As Head of Oncology, he set out in 1995 with three aims: to strengthen the clinical service and integrate it with research; to build a strong nucleus of cancer related laboratory and epidemiological research within the Clinical School; and from this base, to engage widely with relevant research across the University and local biotech. In 1997, with the Professor of Epidemiology, Nicholas Day, Ponder founded and was co-director of the Strangeways Research Laboratory for Genetic Epidemiology, with a focus on cancer.  In 2001, he was founding co-director with Ron Laskey of the Hutchison/MRC Research Centre, containing a new MRC Cancer Cell Biology Unit. From 2002 Ponder began with senior colleagues to develop the Cambridge Cancer Centre. This began to build collaborations between researchers in Oncology, the Clinical School, Addenbrooke's Hospital, a wide range of Departments across the University of Cambridge, and local biotechnology companies.  In 2004, he was appointed inaugural Director of a new Cancer Research UK Cambridge Research Institute (now called the Cancer Research UK Cambridge Institute), which opened in 2007. The Institute emphasised engagement across the research pathway, from basic science through to translational research, ensuring that research had clinical impact, and it further catalysed links across Cambridge and beyond.
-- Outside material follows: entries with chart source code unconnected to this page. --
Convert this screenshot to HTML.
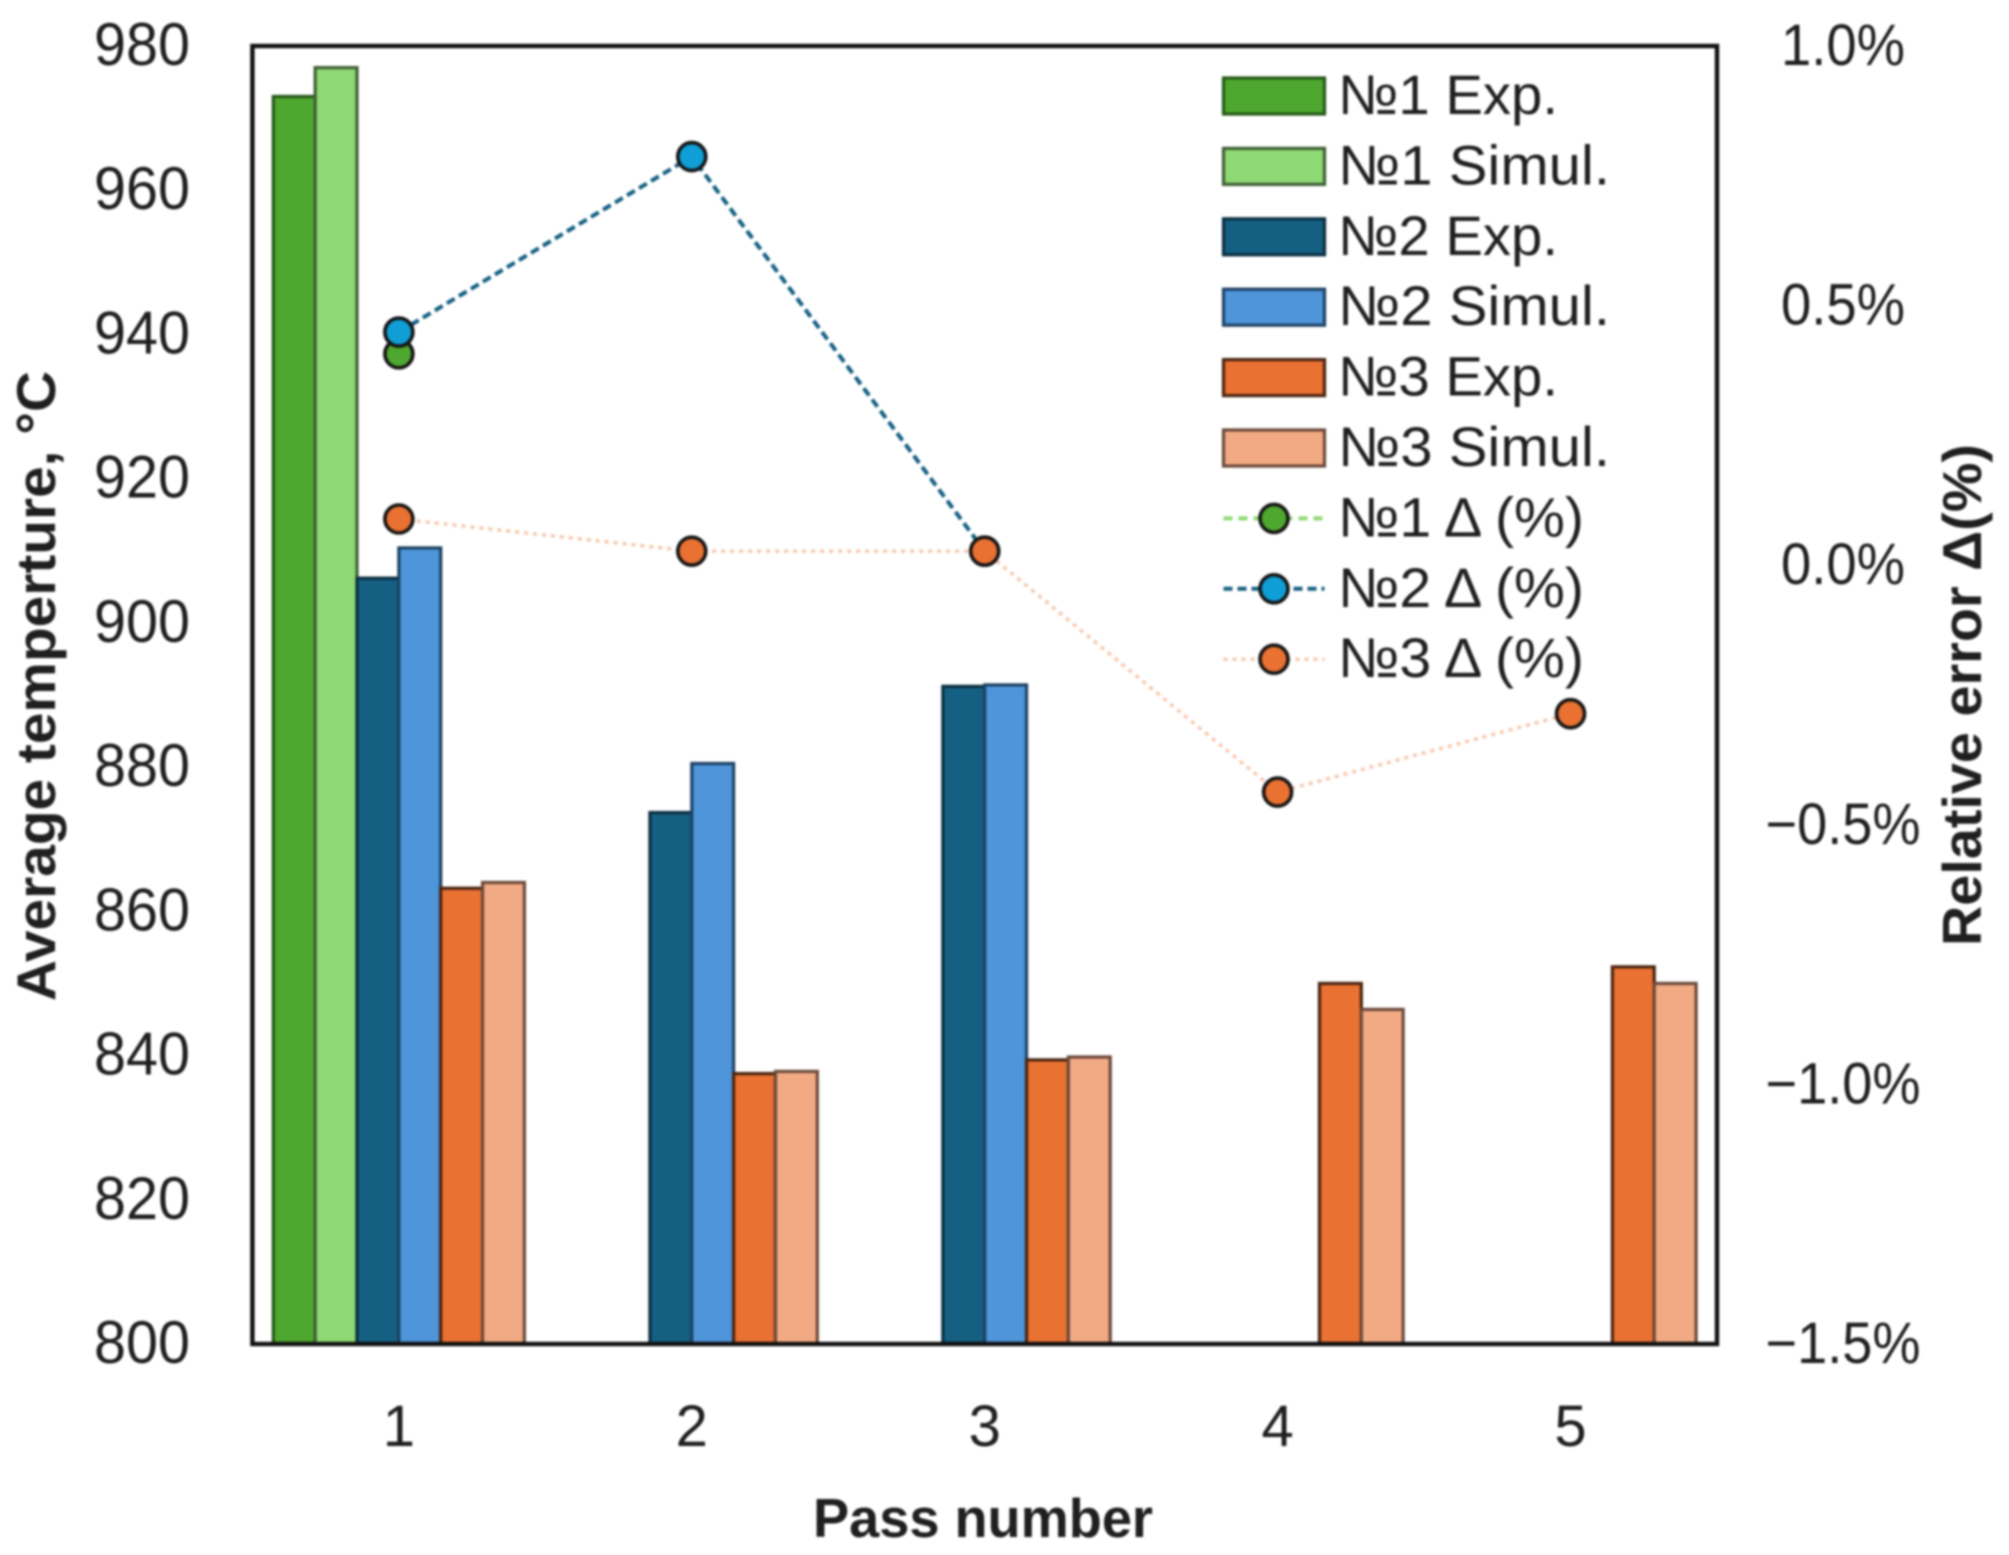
<!DOCTYPE html>
<html lang="en">
<head>
<meta charset="utf-8">
<title>Average temperature and relative error by pass number</title>
<style>
html,body{margin:0;padding:0;background:#fff;width:2009px;height:1555px;overflow:hidden}
svg{display:block;filter:blur(1.1px)}
text{font-family:"Liberation Sans","DejaVu Sans",sans-serif;fill:#1f1f1f}
</style>
</head>
<body>
<svg id="chart" xmlns="http://www.w3.org/2000/svg" width="2009" height="1555" viewBox="0 0 2009 1555">
<rect x="0" y="0" width="2009" height="1555" fill="#fff"/>
<text x="983" y="1537" text-anchor="middle" font-size="55" font-weight="700" textLength="340" lengthAdjust="spacingAndGlyphs">Pass number</text>
<text transform="translate(55,686) rotate(-90)" text-anchor="middle" font-size="55" font-weight="700" textLength="630" lengthAdjust="spacingAndGlyphs">Average temperture, °C</text>
<text transform="translate(1981,695) rotate(-90)" text-anchor="middle" font-size="55" font-weight="700" textLength="502" lengthAdjust="spacingAndGlyphs">Relative error Δ(%)</text>
</svg>
<script>
const categories = ['1', '2', '3', '4', '5'];
const leftTicks = [800, 820, 840, 860, 880, 900, 920, 940, 960, 980];
const rightTicks = [-1.5, -1.0, -0.5, 0.0, 0.5, 1.0];
const no1Exp = [973, null, null, null, null];
const no1Sim = [977, null, null, null, null];
const no2Exp = [906.2, 873.7, 891.2, null, null];
const no2Sim = [910.4, 880.5, 891.4, null, null];
const no3Exp = [863.2, 837.5, 839.4, 850, 852.3];
const no3Sim = [864, 837.8, 839.8, 846.4, 850];
const no1Delta = [0.407, null, null, null, null];
const no2Delta = [0.449, 0.787, 0.027, null, null];
const no3Delta = [0.089, 0.027, 0.027, -0.437, -0.286];

const NS = 'http://www.w3.org/2000/svg';
const svg = document.getElementById('chart');
const plot = { left: 252.4, right: 1717, top: 46, bottom: 1344 };
const barSlots = 7;
const yLeft = v => plot.bottom - (v - 800) / (980 - 800) * (plot.bottom - plot.top);
const yRight = v => plot.bottom - (v + 1.5) / (1.0 + 1.5) * (plot.bottom - plot.top);
const catWidth = (plot.right - plot.left) / categories.length;
const xCenter = i => plot.left + catWidth * (i + 0.5);
const barWidth = catWidth / barSlots;

function make(tag, attrs, parent) {
  const el = document.createElementNS(NS, tag);
  for (const k in attrs) el.setAttribute(k, attrs[k]);
  (parent || svg).appendChild(el);
  return el;
}

const barSeries = [
  { key: 'no1-exp', label: '№1 Exp.', values: no1Exp, fill: '#4EA72E', stroke: '#27591A', w: 220 },
  { key: 'no1-sim', label: '№1 Simul.', values: no1Sim, fill: '#8ED973', stroke: '#3F5F35', w: 272 },
  { key: 'no2-exp', label: '№2 Exp.', values: no2Exp, fill: '#156082', stroke: '#0B2F40', w: 220 },
  { key: 'no2-sim', label: '№2 Simul.', values: no2Sim, fill: '#4E95D9', stroke: '#1E4264', w: 272 },
  { key: 'no3-exp', label: '№3 Exp.', values: no3Exp, fill: '#E97132', stroke: '#4A2410', w: 220 },
  { key: 'no3-sim', label: '№3 Simul.', values: no3Sim, fill: '#F2AA84', stroke: '#6B4A3A', w: 272 }
];
const lineSeries = [
  { key: 'no1-delta', label: '№1 Δ (%)', values: no1Delta, fill: '#4EA72E', line: '#8ED973', dash: '9 6', sw: 4 },
  { key: 'no2-delta', label: '№2 Δ (%)', values: no2Delta, fill: '#0F9ED5', line: '#156082', dash: '9 5', sw: 4 },
  { key: 'no3-delta', label: '№3 Δ (%)', values: no3Delta, fill: '#E97132', line: '#F7C9AE', dash: '4 5', sw: 3.5 }
];

// bars
barSeries.forEach((s, si) => {
  const g = make('g', {});
  
  
  s.values.forEach((v, i) => {
    if (v === null) return;
    const y = yLeft(v);
    const slots = barSlots - 1;
    const x = xCenter(i) - slots / 2 * barWidth + si * barWidth;
    const r = make('rect', { x: x, y: y, width: barWidth, height: plot.bottom - y, fill: s.fill, stroke: s.stroke, 'stroke-width': 3.2 }, g);
    
    
  });
});

// frame
const frame = make('rect', { x: plot.left, y: plot.top, width: plot.right - plot.left, height: plot.bottom - plot.top, fill: 'none', stroke: '#111', 'stroke-width': 4.4 });



// delta lines and markers
lineSeries.forEach(s => {
  const g = make('g', {});
  
  
  const pts = [];
  s.values.forEach((v, i) => { if (v !== null) pts.push([xCenter(i), yRight(v), i]); });
  if (pts.length > 1) {
    const l = make('polyline', { points: pts.map(p => p[0] + ',' + p[1]).join(' '), fill: 'none', stroke: s.line, 'stroke-width': s.sw, 'stroke-dasharray': s.dash }, g);
    
    
  }
  pts.forEach(p => {
    const c = make('circle', { cx: p[0], cy: p[1], r: 14, fill: s.fill, stroke: '#151515', 'stroke-width': 3.6 }, g);
    
    
  });
});

// left ticks
leftTicks.forEach(v => {
  const label = String(v);
  const t = make('text', { x: 190, y: yLeft(v) + 19, 'text-anchor': 'end', 'font-size': 60, textLength: label.length * 32, lengthAdjust: 'spacingAndGlyphs' });
  t.textContent = label;
  
  
});

// right ticks
rightTicks.forEach(v => {
  const label = (v < 0 ? '\u2212' : '') + Math.abs(v).toFixed(1) + '%';
  const t = make('text', { x: 1843, y: yRight(v) + 19, 'text-anchor': 'middle', 'font-size': 58, textLength: label.length * 31, lengthAdjust: 'spacingAndGlyphs' });
  t.textContent = label;
  
  
});

// category labels
categories.forEach((c, i) => {
  const t = make('text', { x: xCenter(i), y: 1446, 'text-anchor': 'middle', 'font-size': 58 });
  t.textContent = c;
  
  
});

// legend
const legendSwatchX = 1223.5;
const legendSwatchW = 101;
const legendTextX = 1338;
const legendTop = 96;
const legendStep = 70.4;
const legend = make('g', {});


barSeries.forEach((s, i) => {
  const cy = legendTop + i * legendStep;
  const g = make('g', {}, legend);
  
  
  const r = make('rect', { x: legendSwatchX, y: cy - 18, width: legendSwatchW, height: 36, fill: s.fill, stroke: s.stroke, 'stroke-width': 3.2 }, g);
  
  
  const t = make('text', { x: legendTextX, y: cy + 18, 'font-size': 56, textLength: s.w, lengthAdjust: 'spacingAndGlyphs' }, g);
  t.textContent = s.label;
  
  
});
lineSeries.forEach((s, i) => {
  const cy = legendTop + (i + barSeries.length) * legendStep;
  const g = make('g', {}, legend);
  
  
  const l = make('line', { x1: legendSwatchX, x2: legendSwatchX + legendSwatchW, y1: cy, y2: cy, stroke: s.line, 'stroke-width': s.sw, 'stroke-dasharray': s.dash }, g);
  
  
  const c = make('circle', { cx: legendSwatchX + legendSwatchW / 2, cy: cy, r: 14, fill: s.fill, stroke: '#151515', 'stroke-width': 3.6 }, g);
  
  
  const t = make('text', { x: legendTextX, y: cy + 18, 'font-size': 56, textLength: 246, lengthAdjust: 'spacingAndGlyphs' }, g);
  t.textContent = s.label;
  
  
});
</script>
</body>
</html>
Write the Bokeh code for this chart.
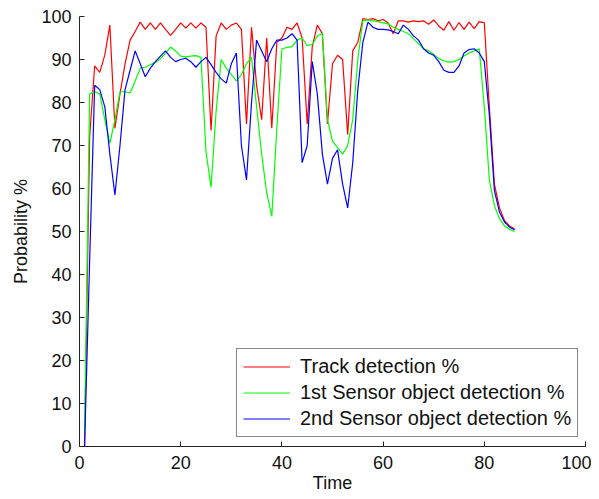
from bokeh.plotting import figure
from bokeh.models import Range1d, Legend, LegendItem, FixedTicker
from bokeh.embed import file_html
from bokeh.resources import INLINE

time = list(range(1, 87))

track = [0, 72, 88.5, 87, 91, 98, 74, 82, 89, 94.5,
         96.5, 98.7, 97, 98.5, 97, 98.5, 97, 95.6, 97, 98.5,
         97.3, 98.5, 97.3, 98.5, 97.5, 73.5, 95.5, 98.5, 97, 98,
         98.5, 97, 75, 97.5, 84, 76, 95, 74, 94, 95,
         97.5, 97, 98.5, 95, 75, 93, 98, 96, 75, 89,
         91, 90, 72.5, 92, 94, 99.5, 99.3, 99.5, 99, 99.3,
         98.5, 96, 99, 99, 98.7, 99, 98.8, 99, 98.2, 99.2,
         97.8, 96.8, 98.8, 96.8, 98.6, 97, 98.7, 97.2, 98.8, 98.5,
         79, 61, 55.5, 52.5, 51.3, 50.6]

sensor1 = [3, 82, 82.5, 82, 76, 70.5, 76, 82.5, 82.5, 82.2,
           85, 88, 88.2, 88.8, 89.3, 90.2, 91.5, 92.9, 92, 90.8,
           90.6, 90.8, 90.9, 90.5, 68.5, 60.3, 78, 90, 88, 86.5,
           85, 86.5, 89, 90.5, 79, 68, 59, 53.5, 74, 92.5,
           92.8, 93, 94.5, 95, 93.2, 93.5, 95.5, 96, 76, 71,
           69.5, 68, 70, 76, 90, 99, 99.2, 99, 98.8, 98.5,
           98.3, 97.5, 97, 96.5, 96, 94.8, 93.7, 92.5, 92, 91.2,
           90.2, 89.7, 89.4, 89.5, 90, 90.8, 91.5, 92, 92.5, 79,
           62, 56, 53, 51.3, 50.5, 50]

sensor2 = [0, 43, 84, 83, 79, 68, 58.5, 70, 83, 87.5,
           92, 89, 86, 88, 89.5, 90.8, 92, 90.5, 89.5, 90,
           90.3, 89.5, 88.2, 89.5, 90.5, 88.8, 87, 85.5, 84.5, 89,
           91.5, 70, 62, 80, 94.5, 92, 89.5, 92.5, 94.5, 94.5,
           95, 96, 94.5, 66, 70, 89.5, 82, 68, 61, 67,
           69, 61, 55.5, 66, 83, 94, 98.7, 97.5, 97, 97,
           96.9, 96.5, 96, 98, 97, 95.5, 94.5, 92.5, 91.5, 91,
           89.5, 87.5, 87, 87, 88.5, 91.5, 92.3, 92.5, 91.5, 89.5,
           77, 59.5, 54.5, 52.2, 51, 50.4]

series_names = ["Track detection %", "1st Sensor object detection %", "2nd Sensor object detection %"]
series_colors = ["#ff0000", "#00ff00", "#0000ff"]
x_ticks = [0, 20, 40, 60, 80, 100]
y_ticks = [0, 10, 20, 30, 40, 50, 60, 70, 80, 90, 100]

FONT = "Liberation Sans"

p = figure(width=591, height=498, output_backend="svg", toolbar_location=None,
           x_range=Range1d(0, 100), y_range=Range1d(0, 100),
           min_border_left=79, min_border_right=6, min_border_top=16, min_border_bottom=52)
p.outline_line_color = None
p.background_fill_color = "white"
p.border_fill_color = "white"
p.xgrid.visible = False
p.ygrid.visible = False

renderers = []
for vals, c in zip([track, sensor1, sensor2], series_colors):
    r = p.line(time, vals, line_color=c, line_width=1.2)
    renderers.append(r)

for ax in (p.xaxis[0], p.yaxis[0]):
    ax.major_tick_in = 5
    ax.major_tick_out = 0
    ax.minor_tick_in = 0
    ax.minor_tick_out = 0
    ax.axis_line_color = "#222222"
    ax.major_tick_line_color = "#222222"
    ax.major_label_text_font = FONT
    ax.major_label_text_font_size = "18px"
    ax.major_label_text_color = "#111111"
    ax.axis_label_text_font = FONT
    ax.axis_label_text_font_size = "18px"
    ax.axis_label_text_font_style = "normal"
    ax.axis_label_text_color = "#111111"

p.xaxis[0].ticker = FixedTicker(ticks=x_ticks)
p.yaxis[0].ticker = FixedTicker(ticks=y_ticks)
p.xaxis[0].axis_label = "Time"
p.yaxis[0].axis_label = "Probability %"
p.xaxis[0].major_label_standoff = 9
p.yaxis[0].major_label_standoff = 8
p.xaxis[0].axis_label_standoff = 1
p.yaxis[0].axis_label_standoff = 7

legend = Legend(items=[LegendItem(label=n, renderers=[r]) for n, r in zip(series_names, renderers)],
                location=(157, 9))
legend.border_line_color = "#111111"
legend.border_line_width = 1
legend.background_fill_color = "white"
legend.background_fill_alpha = 1
legend.label_text_font = FONT
legend.label_text_font_size = "20px"
legend.label_text_color = "#111111"
legend.glyph_width = 47
legend.glyph_height = 23
legend.label_height = 23
legend.label_standoff = 10
legend.padding = 6
legend.spacing = 3
legend.margin = 0
p.add_layout(legend, "center")

open("out.html", "w").write(file_html(p, INLINE))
 In 2010, Ponder became the first Director of the Cambridge Cancer Centre, part of a new Cancer Research UK network of Cancer Centres across the UK.  Under his leadership, in 2013 after review, Cambridge became one of only two Centres awarded ‘Major Centre’ status. Also in 2013, Ponder, as Head of Oncology, led the application through which the Cambridge Centre, linked with Addenbrookes Hospital, were awarded Comprehensive Cancer Centre status by the Organisation of European Cancer Institutes. Addenbrooke's was the first general hospital in Europe to be recognised in this way. Ponder also led the application and early stages of formal review by the European Academy of Cancer Sciences,  through which, in 2017, the Cambridge Cancer Centre was one of only two Centres to be designated as a ‘European Centre of Excellence’.

==Awards and honours==
Ponder has received a number of national and international awards, including the first Hamilton Fairley Fellowship of the Cancer Research Campaign (1977), a  Gibb Life Fellowship of the Cancer Research Campaign (1990), the International Public Service Award of the US National Neurofibromatosis Association (1992), the Merck Prize of the European Thyroid Association (1997), the Croonian Lectureship of the Royal College of Physicians (1997), the Hamilton Fairley Award of the European Society for Medical Oncology (2004), the Bertner Award of the MD Anderson Cancer Center (2007), the Alfred Knudson Award for Cancer Genetics of the US National Cancer Institute (2008), the Ambuj Nath Bose Prize of the Royal College of Physicians (2008) and the Lifetime Achievement Award of Cancer Research UK (2013).

He was President of the British Association for Cancer Research (2010-2014) and a member of the Board of Directors of the American Association for Cancer Research (2008-2011). He was a founding Fellow of the UK Academy of Medical Sciences (1998), of the European Academy of Cancer Sciences (2010), and of the Academy of the American Association for Cancer Research (2013).

He was elected a Fellow of the Royal Society in 2001 and knighted for Services to Medicine in the 2008 New Year Honours list.